Load the MNIST dataset (introduced in chapter 3) and split it into a training set and a test set (take the first 60,000 instances for training, and the remaining 10,000 for testing). Train a Random Forest classifier on the dataset and time how long it takes, then evaluate the resulting model on the test set. Next, use PCA to reduce the dataset's dimensionality, with an explained variance ratio of 95%. Train a new Random Forest classifier on the reduced dataset and see how long it takes. Was training much faster? Next evaluate the classifier on the test set: how does it compare to the previous classifier? Try again with an SGDClassifier. How much does PCA help now? 

In [4]:
from numpy import ndarray
from sklearn.datasets import fetch_openml
from sklearn.utils import Bunch
from sklearn.ensemble import RandomForestClassifier
from sklearn.decomposition import PCA
from sklearn.linear_model import SGDClassifier

## Loading Dataset

In [5]:
mnist: Bunch = fetch_openml('mnist_784', as_frame= False, parser= 'auto')
X_train, y_train = mnist['data'][:60000], mnist['target'][:60000]
X_test, y_test = mnist['data'][60000:], mnist['target'][60000:]

## Without PCA

In [6]:
rnd_forest = RandomForestClassifier(random_state= 42)
%time rnd_forest.fit(X_train, y_train)

CPU times: user 54.6 s, sys: 67 ms, total: 54.7 s
Wall time: 54.8 s


In [7]:
rnd_forest.score(X_test, y_test)

0.9705

## With PCA

In [8]:
pca = PCA(n_components= 0.95, random_state= 42)
X_reduced: ndarray = pca.fit_transform(X_train)

In [9]:
X_reduced.shape

(60000, 154)

In [10]:
rnd_forest_pca = RandomForestClassifier(random_state= 42)
%time rnd_forest_pca.fit(X_reduced, y_train)
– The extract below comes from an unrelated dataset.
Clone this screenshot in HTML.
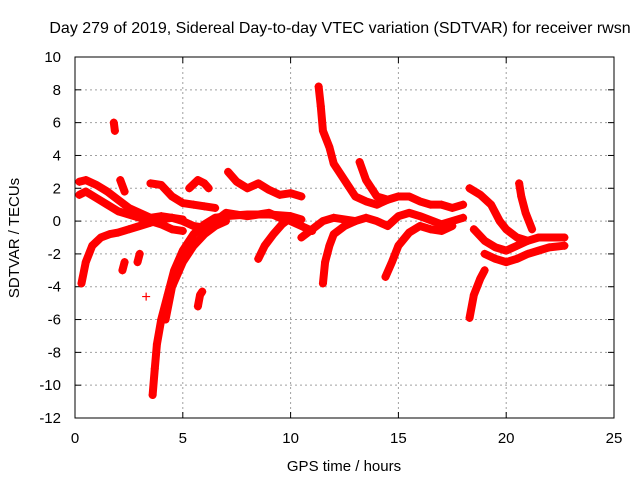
<!DOCTYPE html>
<html><head><meta charset="utf-8"><style>
body{margin:0;background:#fff}
svg{display:block;font-family:"Liberation Sans",sans-serif}
</style></head><body>
<svg id="chart" width="640" height="480">
<text x="340" y="33" font-size="16" text-anchor="middle">Day 279 of 2019, Sidereal Day-to-day VTEC variation (SDTVAR) for receiver rwsn</text>
<text x="344" y="471" font-size="15" text-anchor="middle">GPS time / hours</text>
<text transform="translate(19,238) rotate(-90)" font-size="15" text-anchor="middle">SDTVAR / TECUs</text>
<g id="grid"></g><g id="ticks"></g><g id="marks"></g>
<rect x="75" y="57" width="539" height="361" fill="none" stroke="#000" stroke-width="1"/>
</svg>
<script>
const xTicks=[0,5,10,15,20,25];
const yTicks=[10,8,6,4,2,0,-2,-4,-6,-8,-10,-12];
const tracks=[
[[0.2,2.4],[0.5,2.5],[1,2.2],[1.5,1.8],[2,1.3],[2.5,0.8],[3,0.5],[3.5,0.2],[4,0.3],[4.5,0.2],[5,0],[5.5,-0.3],[6,-0.4]],
[[0.2,1.6],[0.5,1.8],[1,1.4],[1.5,1.0],[2,0.6],[2.5,0.4],[3,0.2],[3.5,0],[4,-0.2],[4.5,-0.5],[5,-0.6]],
[[0.3,-3.8],[0.5,-2.5],[0.8,-1.5],[1.2,-1],[1.6,-0.8],[2,-0.7],[2.5,-0.5],[3,-0.3],[3.5,-0.1],[4,0.1],[4.5,0.2],[5,0.1]],
[[3.6,-10.6],[3.7,-9],[3.8,-7.5],[4,-6],[4.3,-4.5],[4.6,-3],[5,-1.8],[5.5,-0.8],[6,-0.2],[6.5,0.2],[7,0.3],[8,0.4],[9,0.4],[10,0.3],[10.5,0.1]],
[[4.2,-6],[4.5,-4],[5,-2.5],[5.5,-1.5],[6,-0.8],[6.5,-0.3],[7,0]],
[[3.5,2.3],[4,2.2],[4.5,1.5],[5,1.1],[5.5,1.0],[6,0.9],[6.5,0.8]],
[[5.3,2.0],[5.7,2.5],[6,2.3],[6.2,2.0]],
[[7.1,3],[7.5,2.4],[8,2.0],[8.5,2.3],[9,1.9],[9.5,1.6],[10,1.7],[10.5,1.5]],
[[6.5,0],[7,0.5],[7.5,0.4],[8,0.3],[9,0.5],[9.5,0.2],[10,0],[10.5,-0.3],[11,-0.6]],
[[8.5,-2.3],[8.8,-1.5],[9.2,-0.8],[9.6,-0.2],[10,0.2]],
[[11.3,8.2],[11.4,7],[11.5,5.5],[11.8,4.5],[12,3.5],[12.5,2.5],[13,1.5],[13.5,1.2],[14,1.0],[14.5,1.3],[15,1.5],[15.5,1.5],[16,1.2],[16.5,1.0],[17,1.0],[17.5,0.8],[18,1.0]],
[[13.2,3.6],[13.5,2.5],[14,1.5],[14.5,1.3]],
[[11.5,-3.8],[11.6,-2.5],[11.8,-1.5],[12,-0.8],[12.5,-0.3],[13,0],[13.5,0.2],[14,0],[14.5,-0.3],[15,0.3],[15.5,0.5],[16,0.3],[17,-0.2],[17.5,0],[18,0.2]],
[[14.4,-3.4],[14.7,-2.5],[15,-1.5],[15.5,-0.7],[16,-0.3],[16.5,-0.5],[17,-0.6],[17.5,-0.3]],
[[10.5,-1],[11,-0.5],[11.5,0],[12,0.2],[12.5,0.1],[13,0]],
[[18.3,2],[18.8,1.6],[19.3,1.0],[19.7,0],[20,-0.5],[20.5,-1],[21,-1.2],[21.5,-1],[22,-1],[22.7,-1]],
[[18.5,-0.5],[19,-1.2],[19.5,-1.6],[20,-1.8],[20.5,-1.5],[21,-1.2]],
[[18.3,-5.9],[18.5,-4.5],[18.8,-3.5],[19,-3]],
[[19,-2],[19.5,-2.3],[20,-2.5],[20.5,-2.3],[21,-2],[21.5,-1.8],[22,-1.6],[22.7,-1.5]],
[[20.6,2.3],[20.7,1.5],[20.9,0.5],[21.2,-0.5]],
[[1.8,6],[1.85,5.5]],
[[2.1,2.5],[2.3,1.8]],
[[2.2,-3],[2.3,-2.5]],
[[2.9,-2.5],[3.0,-2]],
[[3.3,-4.6]],
[[5.7,-5.2],[5.8,-4.5],[5.9,-4.3]]
];
const NS="http://www.w3.org/2000/svg";
const X0=75,X1=614,Y0=418,Y1=57;
function sx(t){return X0+(t-0)/(25-0)*(X1-X0);}
function sy(v){return Y0-(v-(-12))/(10-(-12))*(Y0-Y1);}
const grid=document.getElementById('grid'),ticks=document.getElementById('ticks'),marks=document.getElementById('marks');
function mk(tag,attrs,parent){const e=document.createElementNS(NS,tag);for(const k in attrs)e.setAttribute(k,attrs[k]);parent.appendChild(e);return e;}
xTicks.forEach(t=>{
  const x=sx(t);
  if(t>0&&t<25){const g=mk('line',{x1:x,x2:x,y1:Y1,y2:Y0,stroke:'#a0a0a0','stroke-dasharray':'2,3'},grid);
  
  }
  const l=mk('text',{x:x,y:443,'font-size':15,'text-anchor':'middle'},ticks);l.textContent=t;
  
  
  mk('line',{x1:x,x2:x,y1:Y0,y2:Y0-6,stroke:'#000'},ticks);
  mk('line',{x1:x,x2:x,y1:Y1,y2:Y1+6,stroke:'#000'},ticks);
});
yTicks.forEach(v=>{
  const y=sy(v);
  if(v>-12&&v<10){const g=mk('line',{x1:X0,x2:X1,y1:y,y2:y,stroke:'#a0a0a0','stroke-dasharray':'2,3'},grid);
  
  }
  const l=mk('text',{x:61,y:y+5,'font-size':15,'text-anchor':'end'},ticks);l.textContent=v;
  
  
  mk('line',{x1:X0,x2:X0+6,y1:y,y2:y,stroke:'#000'},ticks);
  mk('line',{x1:X1,x2:X1-6,y1:y,y2:y,stroke:'#000'},ticks);
});
tracks.forEach((tr,i)=>{
  if(tr.length>1){
    const p=mk('polyline',{points:tr.map(d=>sx(d[0])+','+sy(d[1])).join(' '),fill:'none',stroke:'#f00','stroke-width':8,'stroke-linejoin':'round','stroke-linecap':'round'},marks);
    
    
  }
  tr.forEach(d=>{
    const x=sx(d[0]),y=sy(d[1]);
    const m=mk('path',{d:`M${x-4},${y}H${x+4}M${x},${y-4}V${y+4}`,stroke:'#f00','stroke-width':1.2},marks);
    
    
  });
});
</script>
</body></html>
CPU times: user 2min 8s, sys: 15.1 ms, total: 2min 8s
Wall time: 2min 8s


The time taken is almost doubled after dimensionality reduction because dimensionality reduction does not guarantee decrease in training time it depend on dataset and the algorithm we use.

In [11]:
X_reduced_test: ndarray = pca.transform(X_test)
rnd_forest_pca.score(X_reduced_test, y_test)

0.9481

It is common for performance to drop slightly when reducing dimensionality, because we do lose some potentially useful signal in the process. However, the performance drop is rather severe in this case. So PCA really did not help: it slowed down training and reduced performance.

## Let's try SGDClassifier

In [16]:
sgd_clf = SGDClassifier(random_state= 42)
%time sgd_clf.fit(X_train, y_train)

CPU times: user 3min 10s, sys: 118 ms, total: 3min 10s
Wall time: 3min 10s


In [17]:
sgd_clf.score(X_test, y_test)

0.874

In [18]:
sgd_clf_pca = SGDClassifier(random_state= 42)
%time sgd_clf_pca.fit(X_reduced, y_train)

CPU times: user 43.2 s, sys: 185 ms, total: 43.4 s
Wall time: 43.2 s


In [19]:
sgd_clf_pca.score(X_reduced_test, y_test)

0.8959

In case of SGDClassifier PCA not only reduced training time but also improved the performance.